Suitably combining the equations of requirements (1), (2) and (6):

$1 - \beta = 1 - \frac{AB}{AF} = \frac{BF}{AF}$

and

$1 + \beta = 1 + \frac{JK}{KQ} = \frac{JQ}{KQ}$

then allows to calculate

$\frac{JQ}{AF} = \frac{BF}{KQ} = \frac{BF}{AF} \frac{AF}{JQ} \frac{JQ}{KQ} = (1 - \beta) (1 + \beta) \frac{AF}{JQ} = (1 - \beta^2) \frac{AF}{JQ} = \sqrt{ (1 - \beta^2) }$.

There it is already — the inverse of the Lorentz factor $\gamma$ having been derived in the course of identifying a mutually agreeable convention for how to compare distances, i.e. to measure distance ratios, between systems of participants moving “against each other on straight lines”.

As a sequel, it follows how participants who are not at rest to each other can agree on comparisons of durations between each other; where the Lorentz factor will make another appearance.

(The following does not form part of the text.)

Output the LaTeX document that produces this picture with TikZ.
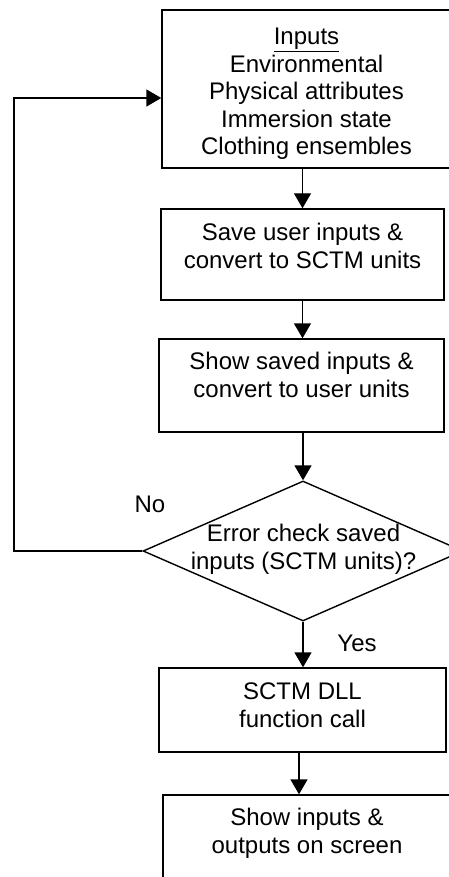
\documentclass[tikz,border=0pt]{standalone}
\usepackage{fontspec}
\setmainfont{Liberation Sans}
\usetikzlibrary{arrows.meta,shapes.geometric}
\begin{document}
\begin{tikzpicture}[x=1pt,y=-1pt,
  line width=1.4pt,
  box/.style={draw, rectangle, inner sep=0pt},
  txt/.style={inner sep=0pt, align=center, font=\fontsize{24}{27.5}\selectfont},
  arr/.style={-{Triangle[length=15pt,width=17pt]}}]
\useasboundingbox (0,0) rectangle (449,877);
\clip (0,0) rectangle (449,877);
% boxes
\node[box, minimum width=289pt, minimum height=158pt] (b1) at (306.5,89) {};
\node[box, minimum width=283pt, minimum height=91pt] (b2) at (302.5,254.5) {};
\node[box, minimum width=285pt, minimum height=93pt] (b3) at (301.5,385.5) {};
\node[draw, diamond, inner sep=0pt, minimum width=320pt, minimum height=140pt] (d) at (303,551) {};
\node[box, minimum width=287pt, minimum height=84pt] (b4) at (302.5,710) {};
\node[box, minimum width=288pt, minimum height=90pt] (b5) at (307,840) {};
% texts (anchor base = last line baseline)
\node[txt, anchor=base] (t1) at (306.5,155) {\underline{Inputs}\\Environmental\\Physical attributes\\Immersion state\\Clothing ensembles};
\node[txt, anchor=base] (t2) at (302.5,268) {Save user inputs \&\\convert to SCTM units};
\node[txt, anchor=base] (t3) at (301.5,397) {Show saved inputs \&\\convert to user units};
\node[txt, anchor=base] (td) at (303.5,569) {Error check saved\\inputs (SCTM units)?};
\node[txt, anchor=base] (t4) at (302.5,727) {SCTM DLL\\function call};
\node[txt, anchor=base] (t5) at (307,853) {Show inputs \&\\outputs on screen};
\node[txt, anchor=base] (no) at (150,512) {No};
\node[txt, anchor=base] (yes) at (357,651) {Yes};
% connectors
\draw[arr] (b2.north |- b1.south) -- (b2.north);
\draw[arr] (b2.south) -- (b2.south |- b3.north);
\draw[arr] (d.north |- b3.south) -- (d.north);
\draw[arr] (d.south) -- (d.south |- b4.north);
\coordinate (bs) at ([xshift=-3.5pt]b4.south);
\draw[arr] (bs) -- (bs |- b5.north);
\coordinate (lb) at (14,551);
\coordinate (lt) at (14,98);
\draw[arr] (d.west) -- (lb) -- (lt) -- (lt -| b1.west);
\end{tikzpicture}
\end{document}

The challenge remains of course to define the notions employed above (“mutual rest”, “distance ratio”, “simultaneity”) and corresponding measurement operations in the first place, based on foundational principles which will have to be introduced more broadly to begin with.

Supplement (June 23, 2015):

Only recently I noticed that the setup conditions required above also imply that

• $A$ and $J$ met each other (in passing) in coincidence with (or “just as”) both $A$ and $J$ observed that $B$ and $Q$ had met each other (in passing), i.e. that the two corresponding events had been “light-like to each other”; $\mathcal{E}_{B \circ Q} \nearrow \mathcal{E}_{A \circ J}$.

In consequénce, it can be shown that the four events $\mathcal{E}_{A \circ K}$, $\mathcal{E}_{A \circ J}$, $\mathcal{E}_{B \circ Q}$, and $\mathcal{E}_{F \circ Q}$ (which contain the entire observational content of the above description) are plane with respect to each other; i.e. their Cayley-Menger determinant (in terms of their (pairwise, symmetric) spacetime intervals) vanishes.

1. This is my first WP-post (aside from the initial quote) — thanks for this (free) opportunity; I hope to still improve the layout and (especially $\LaTeX$) redability a bit.